• **What this task involves**: Write out the whole of the material exactly.

• **Source data**:
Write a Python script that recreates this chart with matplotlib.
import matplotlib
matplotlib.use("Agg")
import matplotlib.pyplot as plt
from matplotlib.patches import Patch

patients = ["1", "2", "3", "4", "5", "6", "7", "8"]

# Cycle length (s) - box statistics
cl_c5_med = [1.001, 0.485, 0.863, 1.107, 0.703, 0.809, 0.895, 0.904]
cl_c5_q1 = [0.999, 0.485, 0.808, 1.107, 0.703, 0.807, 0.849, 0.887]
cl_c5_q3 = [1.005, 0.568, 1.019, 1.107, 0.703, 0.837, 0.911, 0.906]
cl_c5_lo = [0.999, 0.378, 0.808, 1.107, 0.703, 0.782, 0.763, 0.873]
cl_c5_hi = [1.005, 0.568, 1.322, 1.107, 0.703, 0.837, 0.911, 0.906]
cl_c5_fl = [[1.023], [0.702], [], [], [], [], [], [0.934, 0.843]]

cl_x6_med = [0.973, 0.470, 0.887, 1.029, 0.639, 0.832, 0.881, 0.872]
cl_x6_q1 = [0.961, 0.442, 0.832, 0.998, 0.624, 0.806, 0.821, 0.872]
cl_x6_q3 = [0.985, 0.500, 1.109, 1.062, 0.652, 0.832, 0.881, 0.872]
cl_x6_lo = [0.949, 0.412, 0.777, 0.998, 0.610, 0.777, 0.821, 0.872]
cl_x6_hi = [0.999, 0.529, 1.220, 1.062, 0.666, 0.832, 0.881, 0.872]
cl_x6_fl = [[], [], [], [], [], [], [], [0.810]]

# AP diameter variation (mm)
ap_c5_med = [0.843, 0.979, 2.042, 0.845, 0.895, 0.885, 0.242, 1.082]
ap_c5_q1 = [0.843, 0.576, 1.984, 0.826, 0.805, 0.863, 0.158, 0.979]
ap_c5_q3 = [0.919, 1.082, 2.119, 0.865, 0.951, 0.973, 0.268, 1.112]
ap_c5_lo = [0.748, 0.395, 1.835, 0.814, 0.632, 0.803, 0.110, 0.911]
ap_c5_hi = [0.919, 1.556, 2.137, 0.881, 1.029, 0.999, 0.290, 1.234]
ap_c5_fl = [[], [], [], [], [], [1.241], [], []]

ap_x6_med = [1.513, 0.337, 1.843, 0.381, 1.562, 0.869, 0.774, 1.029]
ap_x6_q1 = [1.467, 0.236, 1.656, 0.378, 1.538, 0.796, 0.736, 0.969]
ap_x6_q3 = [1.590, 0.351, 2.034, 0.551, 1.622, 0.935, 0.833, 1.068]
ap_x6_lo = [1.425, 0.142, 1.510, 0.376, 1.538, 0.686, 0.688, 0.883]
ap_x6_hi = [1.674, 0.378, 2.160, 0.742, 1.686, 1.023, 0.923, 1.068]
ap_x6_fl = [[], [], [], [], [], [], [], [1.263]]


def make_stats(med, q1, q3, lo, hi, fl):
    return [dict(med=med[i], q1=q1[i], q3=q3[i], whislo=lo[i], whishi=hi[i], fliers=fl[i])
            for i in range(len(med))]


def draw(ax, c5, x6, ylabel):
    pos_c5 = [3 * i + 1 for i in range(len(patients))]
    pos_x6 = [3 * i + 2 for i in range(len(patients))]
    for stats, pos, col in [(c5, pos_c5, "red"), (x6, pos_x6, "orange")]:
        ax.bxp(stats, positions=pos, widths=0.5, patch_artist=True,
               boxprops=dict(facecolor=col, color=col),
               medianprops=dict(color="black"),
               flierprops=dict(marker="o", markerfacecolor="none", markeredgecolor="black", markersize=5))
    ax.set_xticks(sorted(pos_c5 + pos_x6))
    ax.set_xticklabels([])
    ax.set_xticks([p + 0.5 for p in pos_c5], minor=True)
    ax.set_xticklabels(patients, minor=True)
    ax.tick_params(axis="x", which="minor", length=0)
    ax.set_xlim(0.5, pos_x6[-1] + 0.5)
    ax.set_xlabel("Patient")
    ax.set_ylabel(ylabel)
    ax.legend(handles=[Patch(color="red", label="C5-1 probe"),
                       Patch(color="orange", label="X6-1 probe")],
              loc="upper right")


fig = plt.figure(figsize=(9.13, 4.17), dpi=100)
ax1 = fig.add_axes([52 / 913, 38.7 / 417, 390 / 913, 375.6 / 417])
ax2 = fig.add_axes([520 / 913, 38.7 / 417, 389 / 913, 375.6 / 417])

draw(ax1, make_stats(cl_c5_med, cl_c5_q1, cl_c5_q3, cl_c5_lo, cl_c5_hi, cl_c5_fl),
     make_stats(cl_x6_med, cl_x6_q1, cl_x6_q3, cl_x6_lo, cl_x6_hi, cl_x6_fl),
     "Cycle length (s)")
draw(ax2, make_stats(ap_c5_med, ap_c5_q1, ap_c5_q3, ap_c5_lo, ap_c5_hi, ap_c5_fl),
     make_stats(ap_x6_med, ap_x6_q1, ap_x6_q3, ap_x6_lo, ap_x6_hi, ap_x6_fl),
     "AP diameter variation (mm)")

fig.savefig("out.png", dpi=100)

• **Output**:
Write a Python script that recreates this chart with matplotlib.
import matplotlib
matplotlib.use("Agg")
import matplotlib.pyplot as plt
from matplotlib.patches import Patch

patients = ["1", "2", "3", "4", "5", "6", "7", "8"]

# Cycle length (s) - box statistics
cl_c5_med = [1.001, 0.485, 0.863, 1.107, 0.703, 0.809, 0.895, 0.904]
cl_c5_q1 = [0.999, 0.485, 0.808, 1.107, 0.703, 0.807, 0.849, 0.887]
cl_c5_q3 = [1.005, 0.568, 1.019, 1.107, 0.703, 0.837, 0.911, 0.906]
cl_c5_lo = [0.999, 0.378, 0.808, 1.107, 0.703, 0.782, 0.763, 0.873]
cl_c5_hi = [1.005, 0.568, 1.322, 1.107, 0.703, 0.837, 0.911, 0.906]
cl_c5_fl = [[1.023], [0.702], [], [], [], [], [], [0.934, 0.843]]

cl_x6_med = [0.973, 0.470, 0.887, 1.029, 0.639, 0.832, 0.881, 0.872]
cl_x6_q1 = [0.961, 0.442, 0.832, 0.998, 0.624, 0.806, 0.821, 0.872]
cl_x6_q3 = [0.985, 0.500, 1.109, 1.062, 0.652, 0.832, 0.881, 0.872]
cl_x6_lo = [0.949, 0.412, 0.777, 0.998, 0.610, 0.777, 0.821, 0.872]
cl_x6_hi = [0.999, 0.529, 1.220, 1.062, 0.666, 0.832, 0.881, 0.872]
cl_x6_fl = [[], [], [], [], [], [], [], [0.810]]

# AP diameter variation (mm)
ap_c5_med = [0.843, 0.979, 2.042, 0.845, 0.895, 0.885, 0.242, 1.082]
ap_c5_q1 = [0.843, 0.576, 1.984, 0.826, 0.805, 0.863, 0.158, 0.979]
ap_c5_q3 = [0.919, 1.082, 2.119, 0.865, 0.951, 0.973, 0.268, 1.112]
ap_c5_lo = [0.748, 0.395, 1.835, 0.814, 0.632, 0.803, 0.110, 0.911]
ap_c5_hi = [0.919, 1.556, 2.137, 0.881, 1.029, 0.999, 0.290, 1.234]
ap_c5_fl = [[], [], [], [], [], [1.241], [], []]

ap_x6_med = [1.513, 0.337, 1.843, 0.381, 1.562, 0.869, 0.774, 1.029]
ap_x6_q1 = [1.467, 0.236, 1.656, 0.378, 1.538, 0.796, 0.736, 0.969]
ap_x6_q3 = [1.590, 0.351, 2.034, 0.551, 1.622, 0.935, 0.833, 1.068]
ap_x6_lo = [1.425, 0.142, 1.510, 0.376, 1.538, 0.686, 0.688, 0.883]
ap_x6_hi = [1.674, 0.378, 2.160, 0.742, 1.686, 1.023, 0.923, 1.068]
ap_x6_fl = [[], [], [], [], [], [], [], [1.263]]


def make_stats(med, q1, q3, lo, hi, fl):
    return [dict(med=med[i], q1=q1[i], q3=q3[i], whislo=lo[i], whishi=hi[i], fliers=fl[i])
            for i in range(len(med))]


def draw(ax, c5, x6, ylabel):
    pos_c5 = [3 * i + 1 for i in range(len(patients))]
    pos_x6 = [3 * i + 2 for i in range(len(patients))]
    for stats, pos, col in [(c5, pos_c5, "red"), (x6, pos_x6, "orange")]:
        ax.bxp(stats, positions=pos, widths=0.5, patch_artist=True,
               boxprops=dict(facecolor=col, color=col),
               medianprops=dict(color="black"),
               flierprops=dict(marker="o", markerfacecolor="none", markeredgecolor="black", markersize=5))
    ax.set_xticks(sorted(pos_c5 + pos_x6))
    ax.set_xticklabels([])
    ax.set_xticks([p + 0.5 for p in pos_c5], minor=True)
    ax.set_xticklabels(patients, minor=True)
    ax.tick_params(axis="x", which="minor", length=0)
    ax.set_xlim(0.5, pos_x6[-1] + 0.5)
    ax.set_xlabel("Patient")
    ax.set_ylabel(ylabel)
    ax.legend(handles=[Patch(color="red", label="C5-1 probe"),
                       Patch(color="orange", label="X6-1 probe")],
              loc="upper right")


fig = plt.figure(figsize=(9.13, 4.17), dpi=100)
ax1 = fig.add_axes([52 / 913, 38.7 / 417, 390 / 913, 375.6 / 417])
ax2 = fig.add_axes([520 / 913, 38.7 / 417, 389 / 913, 375.6 / 417])

draw(ax1, make_stats(cl_c5_med, cl_c5_q1, cl_c5_q3, cl_c5_lo, cl_c5_hi, cl_c5_fl),
     make_stats(cl_x6_med, cl_x6_q1, cl_x6_q3, cl_x6_lo, cl_x6_hi, cl_x6_fl),
     "Cycle length (s)")
draw(ax2, make_stats(ap_c5_med, ap_c5_q1, ap_c5_q3, ap_c5_lo, ap_c5_hi, ap_c5_fl),
     make_stats(ap_x6_med, ap_x6_q1, ap_x6_q3, ap_x6_lo, ap_x6_hi, ap_x6_fl),
     "AP diameter variation (mm)")

fig.savefig("out.png", dpi=100)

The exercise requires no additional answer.